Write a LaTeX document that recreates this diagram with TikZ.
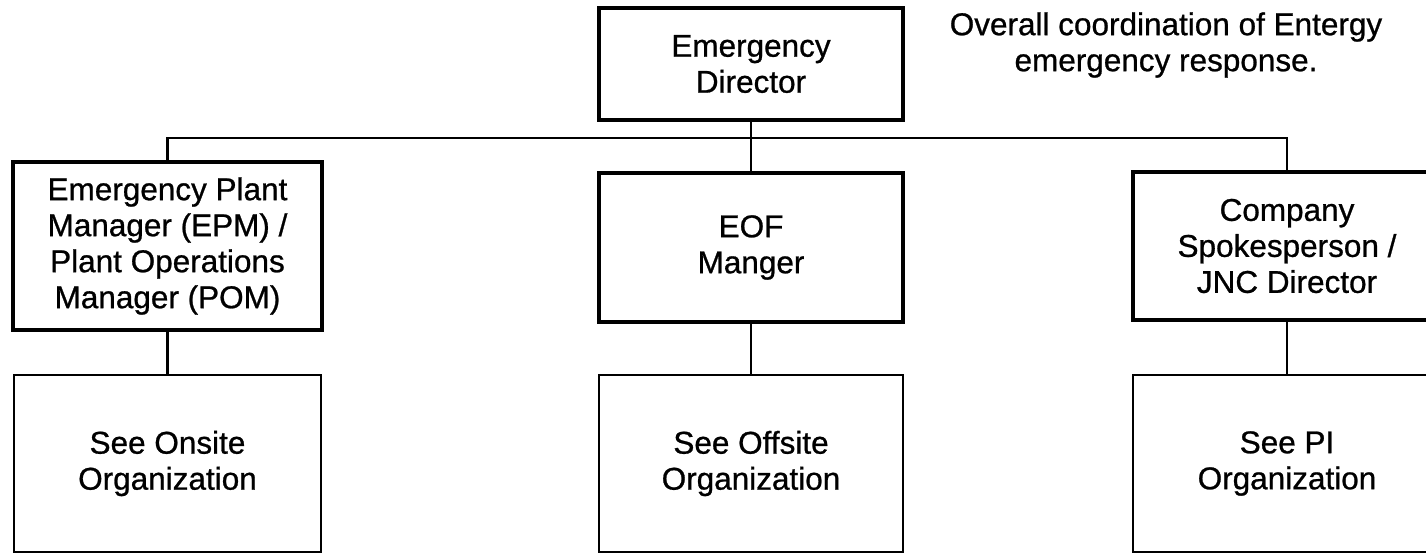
\documentclass[tikz,border=0pt]{standalone}
\usepackage{fontspec}
\setmainfont{Liberation Sans}[FakeBold=0.8]
\begin{document}
\begin{tikzpicture}[x=1pt,y=-1pt,
  topbox/.style={draw, line width=3.5pt, inner sep=0pt, align=center},
  lowbox/.style={draw, line width=2.5pt, inner sep=0pt, align=center},
  conn/.style={line width=2.2pt},
  every node/.style={font=\fontsize{31.5}{36}\selectfont}]
\useasboundingbox (0,0) rectangle (1426,554);
\clip (0,0) rectangle (1426,554);
\node[topbox, minimum width=304pt, minimum height=112pt] (ED) at (751,64) {Emergency\\Director};
\node[align=center, inner sep=0pt] (note) at (1166,45) {Overall coordination of Entergy\\emergency response.};
\node[topbox, minimum width=309pt, minimum height=168pt] (EPM) at (167.5,246) {Emergency Plant\\Manager (EPM) /\\Plant Operations\\Manager (POM)};
\node[topbox, minimum width=304pt, minimum height=149pt] (EOF) at (751,247.5) {EOF\\Manger};
\node[topbox, minimum width=308pt, minimum height=148pt] (CS) at (1287,246) {Company\\Spokesperson /\\JNC Director};
\node[lowbox, minimum width=307pt, minimum height=177pt] (LO) at (167.5,463.5) {See Onsite\\Organization};
\node[lowbox, minimum width=304pt, minimum height=177pt] (LM) at (751,463.5) {See Offsite\\Organization};
\node[lowbox, minimum width=308pt, minimum height=177pt] (LR) at (1287,463.5) {See PI\\Organization};
\coordinate (bar) at (751,138);
\draw[conn] (ED.south) -- (EOF.north);
\draw[conn] (EPM.north) |- (bar) -| (CS.north);
\draw[conn] (EPM.south) -- (LO.north);
\draw[conn] (EOF.south) -- (LM.north);
\draw[conn] (CS.south) -- (LR.north);
\end{tikzpicture}
\end{document}
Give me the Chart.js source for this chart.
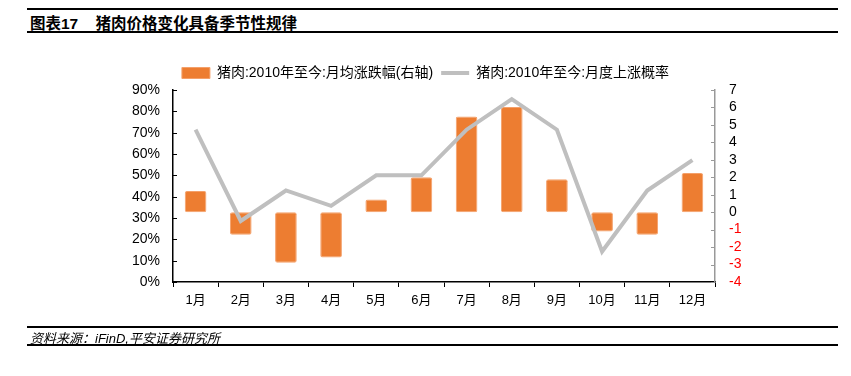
<!DOCTYPE html>
<html lang="zh">
  <head>
    <meta charset="UTF-8" />
    <title>猪肉价格变化具备季节性规律</title>
    <script src="https://cdn.jsdelivr.net/npm/chart.js"></script>
    <style>
      html, body { margin: 0; padding: 0; background: #fff; }
      #wrap { position: relative; width: 851px; height: 376px; overflow: hidden; }
      #porkChart { position: absolute; left: 0; top: 0; }
      .rule { position: absolute; left: 27px; width: 811px; background: #000; }
      .title {
        position: absolute; left: 30px; top: 11px;
        font: bold 15.5px "Liberation Sans", "Noto Sans CJK SC", sans-serif;
        color: #000; white-space: pre;
      }
      .source {
        position: absolute; left: 30px; top: 328px;
        font: italic 13px "Liberation Sans", "Noto Sans CJK SC", sans-serif;
        color: #000;
      }
    </style>
  </head>
  <body>
    <div id="wrap">
      <div class="rule" style="top: 8px; height: 1.5px"></div>
      <div class="title">图表17    猪肉价格变化具备季节性规律</div>
      <div class="rule" style="top: 31px; height: 2px"></div>
      <canvas id="porkChart" width="851" height="376"></canvas>
      <div class="rule" style="top: 326px; height: 1.5px"></div>
      <div class="source">资料来源：iFinD,平安证券研究所</div>
      <div class="rule" style="top: 344px; height: 2px"></div>
    </div>
    <script>
      // data
      const months = ["1月", "2月", "3月", "4月", "5月", "6月", "7月", "8月", "9月", "10月", "11月", "12月"];
      const avgChange = [1.22, -1.3, -2.9, -2.6, 0.72, 2.0, 5.48, 6.02, 1.88, -1.1, -1.3, 2.24]; // 月均涨跌幅 (右轴)
      const upProb = [71.4, 28.6, 42.9, 35.7, 50, 50, 71.4, 85.7, 71.4, 14.3, 42.9, 57.1]; // 月度上涨概率 %

      const FONT = '"Liberation Sans", "Noto Sans CJK SC", sans-serif';

      // short tick marks pointing into the plot, like the original
      const innerTicks = {
        id: "innerTicks",
        afterDatasetsDraw(chart) {
          const ctx = chart.ctx;
          const area = chart.chartArea;
          const len = 4;
          ctx.save();
          ctx.lineWidth = 1;
          const left = chart.scales.y;
          ctx.strokeStyle = "#000";
          left.ticks.forEach((t) => {
            const py = Math.round(left.getPixelForValue(t.value)) + 0.5;
            ctx.beginPath();
            ctx.moveTo(area.left, py);
            ctx.lineTo(area.left + len, py);
            ctx.stroke();
          });
          const right = chart.scales.y1;
          ctx.strokeStyle = "#999";
          right.ticks.forEach((t) => {
            const py = Math.round(right.getPixelForValue(t.value)) + 0.5;
            ctx.beginPath();
            ctx.moveTo(area.right, py);
            ctx.lineTo(area.right - len, py);
            ctx.stroke();
          });
          ctx.restore();
        },
      };

      new Chart(document.getElementById("porkChart").getContext("2d"), {
        data: {
          labels: months,
          datasets: [
            {
              type: "bar",
              label: "猪肉:2010年至今:月均涨跌幅(右轴)",
              data: avgChange,
              yAxisID: "y1",
              backgroundColor: "#ED7D31",
              borderColor: "#F4A06A",
              borderWidth: 1,
              borderSkipped: false,
              borderRadius: 2,
              barPercentage: 0.48,
              categoryPercentage: 1,
              order: 2,
              pointStyle: "rect",
            },
            {
              type: "line",
              label: "猪肉:2010年至今:月度上涨概率",
              data: upProb,
              yAxisID: "y",
              borderColor: "#BFBFBF",
              backgroundColor: "#BFBFBF",
              borderWidth: 4,
              pointRadius: 0,
              tension: 0,
              order: 1,
              pointStyle: "line",
            },
          ],
        },
        options: {
          responsive: false,
          animation: false,
          layout: { padding: { top: 58, left: 0, right: 0, bottom: 64 } },
          plugins: {
            tooltip: { enabled: false },
            legend: {
              display: true,
              position: "top",
              labels: {
                usePointStyle: true,
                pointStyleWidth: 28,
                boxWidth: 28,
                boxHeight: 11,
                padding: 8,
                color: "#000",
                font: { family: FONT, size: 14 },
                sort: (a, b) => a.datasetIndex - b.datasetIndex,
              },
            },
          },
          scales: {
            x: {
              offset: true,
              grid: {
                offset: true,
                drawOnChartArea: false,
                drawTicks: true,
                tickLength: 5,
                color: "#000",
              },
              border: { color: "#000", width: 1.5 },
              ticks: { color: "#000", padding: 6, font: { family: FONT, size: 13 }, maxRotation: 0 },
              afterFit: (s) => { s.height = 30; },
            },
            y: {
              position: "left",
              min: 0,
              max: 90,
              grid: { display: false, drawTicks: false },
              border: { color: "#000", width: 1.5 },
              ticks: {
                stepSize: 10,
                autoSkip: false,
                padding: 13,
                color: "#000",
                font: { family: FONT, size: 14 },
                callback: (v) => v + "%",
              },
              afterFit: (s) => { s.width = 173; },
            },
            y1: {
              position: "right",
              min: -4,
              max: 7,
              grid: { display: false, drawTicks: false },
              border: { color: "#999", width: 1.5 },
              ticks: {
                stepSize: 1,
                autoSkip: false,
                padding: 14,
                font: { family: FONT, size: 14 },
                color: (c) => (c.tick.value < 0 ? "#FF0000" : "#000"),
              },
              afterFit: (s) => { s.width = 136; },
            },
          },
        },
        plugins: [innerTicks],
      });
    </script>
  </body>
</html>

What needs to be done: Without the pictures, write out all of the material exactly.

Correct response:
Write a LaTeX document that recreates this diagram with TikZ.
\documentclass[tikz,border=0pt]{standalone}
\usepackage{fontspec}
\setmainfont{Liberation Sans}[FakeBold=0.8]
\begin{document}
\begin{tikzpicture}[x=1pt,y=-1pt,
  topbox/.style={draw, line width=3.5pt, inner sep=0pt, align=center},
  lowbox/.style={draw, line width=2.5pt, inner sep=0pt, align=center},
  conn/.style={line width=2.2pt},
  every node/.style={font=\fontsize{31.5}{36}\selectfont}]
\useasboundingbox (0,0) rectangle (1426,554);
\clip (0,0) rectangle (1426,554);
\node[topbox, minimum width=304pt, minimum height=112pt] (ED) at (751,64) {Emergency\\Director};
\node[align=center, inner sep=0pt] (note) at (1166,45) {Overall coordination of Entergy\\emergency response.};
\node[topbox, minimum width=309pt, minimum height=168pt] (EPM) at (167.5,246) {Emergency Plant\\Manager (EPM) /\\Plant Operations\\Manager (POM)};
\node[topbox, minimum width=304pt, minimum height=149pt] (EOF) at (751,247.5) {EOF\\Manger};
\node[topbox, minimum width=308pt, minimum height=148pt] (CS) at (1287,246) {Company\\Spokesperson /\\JNC Director};
\node[lowbox, minimum width=307pt, minimum height=177pt] (LO) at (167.5,463.5) {See Onsite\\Organization};
\node[lowbox, minimum width=304pt, minimum height=177pt] (LM) at (751,463.5) {See Offsite\\Organization};
\node[lowbox, minimum width=308pt, minimum height=177pt] (LR) at (1287,463.5) {See PI\\Organization};
\coordinate (bar) at (751,138);
\draw[conn] (ED.south) -- (EOF.north);
\draw[conn] (EPM.north) |- (bar) -| (CS.north);
\draw[conn] (EPM.south) -- (LO.north);
\draw[conn] (EOF.south) -- (LM.north);
\draw[conn] (CS.south) -- (LR.north);
\end{tikzpicture}
\end{document}
Give me the Chart.js source for this chart.
<!DOCTYPE html>
<html lang="zh">
  <head>
    <meta charset="UTF-8" />
    <title>猪肉价格变化具备季节性规律</title>
    <script src="https://cdn.jsdelivr.net/npm/chart.js"></script>
    <style>
      html, body { margin: 0; padding: 0; background: #fff; }
      #wrap { position: relative; width: 851px; height: 376px; overflow: hidden; }
      #porkChart { position: absolute; left: 0; top: 0; }
      .rule { position: absolute; left: 27px; width: 811px; background: #000; }
      .title {
        position: absolute; left: 30px; top: 11px;
        font: bold 15.5px "Liberation Sans", "Noto Sans CJK SC", sans-serif;
        color: #000; white-space: pre;
      }
      .source {
        position: absolute; left: 30px; top: 328px;
        font: italic 13px "Liberation Sans", "Noto Sans CJK SC", sans-serif;
        color: #000;
      }
    </style>
  </head>
  <body>
    <div id="wrap">
      <div class="rule" style="top: 8px; height: 1.5px"></div>
      <div class="title">图表17    猪肉价格变化具备季节性规律</div>
      <div class="rule" style="top: 31px; height: 2px"></div>
      <canvas id="porkChart" width="851" height="376"></canvas>
      <div class="rule" style="top: 326px; height: 1.5px"></div>
      <div class="source">资料来源：iFinD,平安证券研究所</div>
      <div class="rule" style="top: 344px; height: 2px"></div>
    </div>
    <script>
      // data
      const months = ["1月", "2月", "3月", "4月", "5月", "6月", "7月", "8月", "9月", "10月", "11月", "12月"];
      const avgChange = [1.22, -1.3, -2.9, -2.6, 0.72, 2.0, 5.48, 6.02, 1.88, -1.1, -1.3, 2.24]; // 月均涨跌幅 (右轴)
      const upProb = [71.4, 28.6, 42.9, 35.7, 50, 50, 71.4, 85.7, 71.4, 14.3, 42.9, 57.1]; // 月度上涨概率 %

      const FONT = '"Liberation Sans", "Noto Sans CJK SC", sans-serif';

      // short tick marks pointing into the plot, like the original
      const innerTicks = {
        id: "innerTicks",
        afterDatasetsDraw(chart) {
          const ctx = chart.ctx;
          const area = chart.chartArea;
          const len = 4;
          ctx.save();
          ctx.lineWidth = 1;
          const left = chart.scales.y;
          ctx.strokeStyle = "#000";
          left.ticks.forEach((t) => {
            const py = Math.round(left.getPixelForValue(t.value)) + 0.5;
            ctx.beginPath();
            ctx.moveTo(area.left, py);
            ctx.lineTo(area.left + len, py);
            ctx.stroke();
          });
          const right = chart.scales.y1;
          ctx.strokeStyle = "#999";
          right.ticks.forEach((t) => {
            const py = Math.round(right.getPixelForValue(t.value)) + 0.5;
            ctx.beginPath();
            ctx.moveTo(area.right, py);
            ctx.lineTo(area.right - len, py);
            ctx.stroke();
          });
          ctx.restore();
        },
      };

      new Chart(document.getElementById("porkChart").getContext("2d"), {
        data: {
          labels: months,
          datasets: [
            {
              type: "bar",
              label: "猪肉:2010年至今:月均涨跌幅(右轴)",
              data: avgChange,
              yAxisID: "y1",
              backgroundColor: "#ED7D31",
              borderColor: "#F4A06A",
              borderWidth: 1,
              borderSkipped: false,
              borderRadius: 2,
              barPercentage: 0.48,
              categoryPercentage: 1,
              order: 2,
              pointStyle: "rect",
            },
            {
              type: "line",
              label: "猪肉:2010年至今:月度上涨概率",
              data: upProb,
              yAxisID: "y",
              borderColor: "#BFBFBF",
              backgroundColor: "#BFBFBF",
              borderWidth: 4,
              pointRadius: 0,
              tension: 0,
              order: 1,
              pointStyle: "line",
            },
          ],
        },
        options: {
          responsive: false,
          animation: false,
          layout: { padding: { top: 58, left: 0, right: 0, bottom: 64 } },
          plugins: {
            tooltip: { enabled: false },
            legend: {
              display: true,
              position: "top",
              labels: {
                usePointStyle: true,
                pointStyleWidth: 28,
                boxWidth: 28,
                boxHeight: 11,
                padding: 8,
                color: "#000",
                font: { family: FONT, size: 14 },
                sort: (a, b) => a.datasetIndex - b.datasetIndex,
              },
            },
          },
          scales: {
            x: {
              offset: true,
              grid: {
                offset: true,
                drawOnChartArea: false,
                drawTicks: true,
                tickLength: 5,
                color: "#000",
              },
              border: { color: "#000", width: 1.5 },
              ticks: { color: "#000", padding: 6, font: { family: FONT, size: 13 }, maxRotation: 0 },
              afterFit: (s) => { s.height = 30; },
            },
            y: {
              position: "left",
              min: 0,
              max: 90,
              grid: { display: false, drawTicks: false },
              border: { color: "#000", width: 1.5 },
              ticks: {
                stepSize: 10,
                autoSkip: false,
                padding: 13,
                color: "#000",
                font: { family: FONT, size: 14 },
                callback: (v) => v + "%",
              },
              afterFit: (s) => { s.width = 173; },
            },
            y1: {
              position: "right",
              min: -4,
              max: 7,
              grid: { display: false, drawTicks: false },
              border: { color: "#999", width: 1.5 },
              ticks: {
                stepSize: 1,
                autoSkip: false,
                padding: 14,
                font: { family: FONT, size: 14 },
                color: (c) => (c.tick.value < 0 ? "#FF0000" : "#000"),
              },
              afterFit: (s) => { s.width = 136; },
            },
          },
        },
        plugins: [innerTicks],
      });
    </script>
  </body>
</html>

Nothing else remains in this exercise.